The central group of islands consists of Terceira, São Jorge, Pico, Faial and Graciosa, scattered harmoniously over the surface of the deep blue sea, where whales and dolphins frolic happily on the surface of the water, to the great delight of visitors. The classification of World Heritage site that has been awarded to Angra do Heroísmo gives Terceira a quite unique status. In the streets of this city, the architecture of the olden days is perfectly preserved, protected by the powerful wall that defended both the population and the port itself from pirate attacks.

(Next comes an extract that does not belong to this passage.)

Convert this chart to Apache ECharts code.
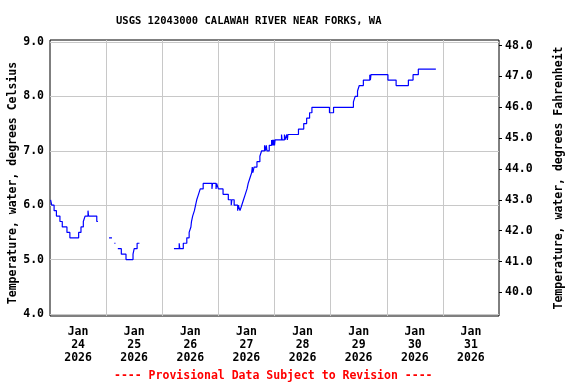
<!DOCTYPE html>
<html>
<head>
<meta charset="utf-8">
<script src="https://cdn.jsdelivr.net/npm/echarts@6/dist/echarts.min.js"></script>
<style>html,body{margin:0;padding:0;background:#fff}#c{width:576px;height:384px}</style>
</head>
<body>
<div id="c"></div>
<script>
var titleText = 'USGS 12043000 CALAWAH RIVER NEAR FORKS, WA';
var footerText = '---- Provisional Data Subject to Revision ----';
var leftAxisName = 'Temperature, water, degrees Celsius';
var rightAxisName = 'Temperature, water, degrees Fahrenheit';
var dayLabels = ['2026-01-24','2026-01-25','2026-01-26','2026-01-27','2026-01-28','2026-01-29','2026-01-30','2026-01-31'];
var celsiusTicks = [4, 5, 6, 7, 8, 9];
var fahrenheitTicks = [40, 41, 42, 43, 44, 45, 46, 47, 48];
// change points: value holds until the next time; null marks a gap
var times = [
 '2026-01-24 00:15','2026-01-24 00:45','2026-01-24 01:45','2026-01-24 02:45','2026-01-24 04:15','2026-01-24 05:15',
 '2026-01-24 07:15','2026-01-24 08:30','2026-01-24 12:15','2026-01-24 13:15','2026-01-24 14:15','2026-01-24 15:00',
 '2026-01-24 16:15','2026-01-24 16:30','2026-01-24 20:00','2026-01-24 20:30','2026-01-24 20:45',
 '2026-01-25 01:15','2026-01-25 02:30','2026-01-25 02:45',
 '2026-01-25 03:30','2026-01-25 03:45','2026-01-25 04:00',
 '2026-01-25 05:00','2026-01-25 06:30','2026-01-25 08:30','2026-01-25 11:30','2026-01-25 12:00','2026-01-25 13:15',
 '2026-01-25 14:15','2026-01-25 14:30',
 '2026-01-26 05:00','2026-01-26 07:15','2026-01-26 07:30','2026-01-26 09:00','2026-01-26 10:30','2026-01-26 11:30',
 '2026-01-26 12:15','2026-01-26 12:30','2026-01-26 13:00','2026-01-26 13:45','2026-01-26 14:15','2026-01-26 14:45',
 '2026-01-26 15:30','2026-01-26 16:15','2026-01-26 17:30','2026-01-26 21:15','2026-01-26 21:30','2026-01-26 23:00',
 '2026-01-26 23:15',
 '2026-01-27 00:00','2026-01-27 02:00','2026-01-27 04:15','2026-01-27 05:30','2026-01-27 05:45','2026-01-27 06:45',
 '2026-01-27 08:15','2026-01-27 08:30','2026-01-27 09:15','2026-01-27 10:00','2026-01-27 10:45','2026-01-27 11:30',
 '2026-01-27 12:15','2026-01-27 12:45','2026-01-27 13:30','2026-01-27 14:15','2026-01-27 14:30','2026-01-27 14:45',
 '2026-01-27 15:15','2026-01-27 16:30','2026-01-27 17:45','2026-01-27 18:30','2026-01-27 19:45','2026-01-27 20:00',
 '2026-01-27 20:30','2026-01-27 20:45','2026-01-27 21:45','2026-01-27 22:45','2026-01-27 23:00','2026-01-27 23:15',
 '2026-01-27 23:30','2026-01-27 23:45',
 '2026-01-28 00:00','2026-01-28 00:15','2026-01-28 03:00','2026-01-28 03:15','2026-01-28 04:15','2026-01-28 04:30',
 '2026-01-28 05:15','2026-01-28 05:30','2026-01-28 05:45','2026-01-28 10:15','2026-01-28 12:30','2026-01-28 13:45',
 '2026-01-28 15:00','2026-01-28 16:00','2026-01-28 23:30',
 '2026-01-29 01:15','2026-01-29 09:45','2026-01-29 10:30','2026-01-29 11:30','2026-01-29 12:15','2026-01-29 14:00',
 '2026-01-29 16:45','2026-01-29 17:00','2026-01-29 17:15',
 '2026-01-30 00:30','2026-01-30 04:00','2026-01-30 09:15','2026-01-30 11:15','2026-01-30 13:30','2026-01-30 21:00'
];
var tempC = [
 6.1,6.0,5.9,5.8,5.7,5.6,
 5.5,5.4,5.5,5.6,5.7,5.8,
 5.9,5.8,5.7,5.7,null,
 5.4,5.4,null,
 5.3,5.3,null,
 5.2,5.1,5.0,5.1,5.2,5.3,
 5.3,null,
 5.2,5.3,5.2,5.3,5.4,5.5,
 5.6,5.7,5.8,5.9,6.0,6.1,
 6.2,6.3,6.4,6.3,6.4,6.3,
 6.4,
 6.3,6.2,6.1,6.0,6.1,6.0,
 5.9,6.0,5.9,6.0,6.1,6.2,
 6.3,6.4,6.5,6.6,6.7,6.6,
 6.7,6.8,6.9,7.0,7.1,7.0,
 7.1,7.0,7.1,7.2,7.1,7.2,
 7.1,7.2,
 7.1,7.2,7.3,7.2,7.3,7.2,
 7.3,7.2,7.3,7.4,7.5,7.6,
 7.7,7.8,7.7,
 7.8,7.9,8.0,8.1,8.2,8.3,
 8.4,8.3,8.4,
 8.3,8.2,8.3,8.4,8.5,8.5
];

function parseUTC(s) {
  var p = s.split(/[- :]/).map(Number);
  return Date.UTC(p[0], p[1] - 1, p[2], p[3] || 0, p[4] || 0);
}
var DAY = 86400000;
var xMin = parseUTC(dayLabels[0] + ' 00:00');
var xMax = xMin + 8 * DAY;
var labelTimes = dayLabels.map(function (d) { return parseUTC(d + ' 12:00'); });
var MONTHS = ['Jan','Feb','Mar','Apr','May','Jun','Jul','Aug','Sep','Oct','Nov','Dec'];
var seriesData = times.map(function (t, i) { return [parseUTC(t), tempC[i]]; });

var FONT = 'DejaVu Sans Mono';
var chart = echarts.init(document.getElementById('c'), null, { renderer: 'canvas' });
chart.setOption({
  animation: false,
  backgroundColor: '#fff',
  graphic: [
    { type: 'text', left: 116, top: 16, style: { text: titleText, font: 'bold 10.5px "DejaVu Sans Mono"', fill: '#000' } },
    { type: 'text', left: 114, top: 370, style: { text: footerText, font: 'bold 11.5px "DejaVu Sans Mono"', fill: '#ff0000' } }
  ],
  grid: { left: 50, right: 77, top: 40, bottom: 68, show: true, borderColor: '#000', borderWidth: 1, backgroundColor: 'transparent', containLabel: false, outerBoundsMode: 'none' },
  xAxis: {
    type: 'value', min: xMin, max: xMax, interval: DAY,
    axisLine: { show: false },
    axisTick: { show: false },
    splitLine: { show: true, showMinLine: false, showMaxLine: false, lineStyle: { color: '#c8c8c8', width: 1 } },
    axisLabel: {
      customValues: labelTimes,
      margin: 10,
      fontFamily: FONT, fontWeight: 'bold', fontSize: 11.5, lineHeight: 13, color: '#000',
      formatter: function (v) {
        var d = new Date(v);
        return MONTHS[d.getUTCMonth()] + '\n' + d.getUTCDate() + '\n' + d.getUTCFullYear();
      }
    }
  },
  yAxis: [
    {
      type: 'value', min: 3.963, max: 9.037, position: 'left',
      name: leftAxisName, nameLocation: 'middle', nameGap: 31, nameRotate: 90, nameMoveOverlap: false,
      nameTextStyle: { fontFamily: FONT, fontWeight: 'bold', fontSize: 11.5, color: '#000', padding: [0, 10, 0, 0] },
      axisLine: { show: false },
      axisTick: { show: false },
      splitLine: { show: true, showMinLine: false, showMaxLine: false, lineStyle: { color: '#c8c8c8', width: 1 } },
      axisLabel: {
        customValues: celsiusTicks, margin: 6,
        fontFamily: FONT, fontWeight: 'bold', fontSize: 11.5, color: '#000',
        formatter: function (v) { return v.toFixed(1); }
      }
    },
    {
      type: 'value', min: 39.236, max: 48.18, position: 'right',
      name: rightAxisName, nameLocation: 'middle', nameGap: 54, nameRotate: 90, nameMoveOverlap: false,
      nameTextStyle: { fontFamily: FONT, fontWeight: 'bold', fontSize: 11.5, color: '#000' },
      axisLine: { show: false },
      axisTick: { show: true, customValues: fahrenheitTicks, length: 3, inside: false, lineStyle: { color: '#000' } },
      splitLine: { show: false },
      axisLabel: {
        customValues: fahrenheitTicks, margin: 6,
        fontFamily: FONT, fontWeight: 'bold', fontSize: 11.5, color: '#000',
        formatter: function (v) { return v.toFixed(1); }
      }
    }
  ],
  series: [{
    type: 'line', yAxisIndex: 0, data: seriesData, step: 'end',
    showSymbol: false, connectNulls: false,
    lineStyle: { color: '#0000ff', width: 1.2 },
    itemStyle: { color: '#0000ff' }
  }]
});
</script>
</body>
</html>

Dotted across the criss-cross pattern of the verdant plains are the silhouettes of dairy cattle, contrasting with the bright colours of the gaudy chapels known as “impérios”, interspersed amidst the white houses.

 

On the island of São Jorge, which gives the impression of a magical boat eternally anchored in the midst of the ocean, you can admire the peculiar fajãs (seemingly flat surfaces on the sea) lying at the foot of high cliffs, in this fertile land of steep slopes and beautiful cross-country footpaths. Make sure to take advantage of your stay to sample the island’s cheese with its unique and unmistakable flavour.

 

The Landscape of the Pico Island Vineyard Culture, classified by UNESCO as a World Heritage site, establishes a contrast between its hard, dark basalt terrain and the white summit, covered in winter snow, of the majestic volcanic peak that gives its name to the island, rising to a towering height of some 2,350 metres above a lava-covered landscape.

 

Clearly visible to the west is the marina of the island of Horta, known to all oceangoing yachtsmen, where seafarers leave their paintings behind them on the walls and ground, reminding people of their passage through this region. Soak up the special atmosphere of the port by enjoying a drink at Peter’s café, a bar that welcomes sailors from all over the world and makes them feel perfectly at home. While you’re still on the island of Faial, make sure to visit the now extinct volcano of Capelinhos, standing in stark contrast to the living nature all around it and giving the impression of a lunar landscape.

 

The green island of Graciosa, which is “graceful” both by name and appearance, is also famous for its curious windmills, reminding its visitors of the far-off region of Flanders, from where some of its first inhabitants originally came.

 

In the western group of islands, nature reveals itself in all its wild exuberance and time seems to pass by much more slowly. On the island of Flores, it is impossible not to be charmed by the beauty of its natural waterfalls, but be sure also

to take the chance to go diving in the Atlantic Ocean and discover its unique brightly-coloured underwater species. Corvo is a small community of white houses, living at the gentle pace of nature itself and extending a warm and heartfelt welcome to its visitors, just like all Azoreans.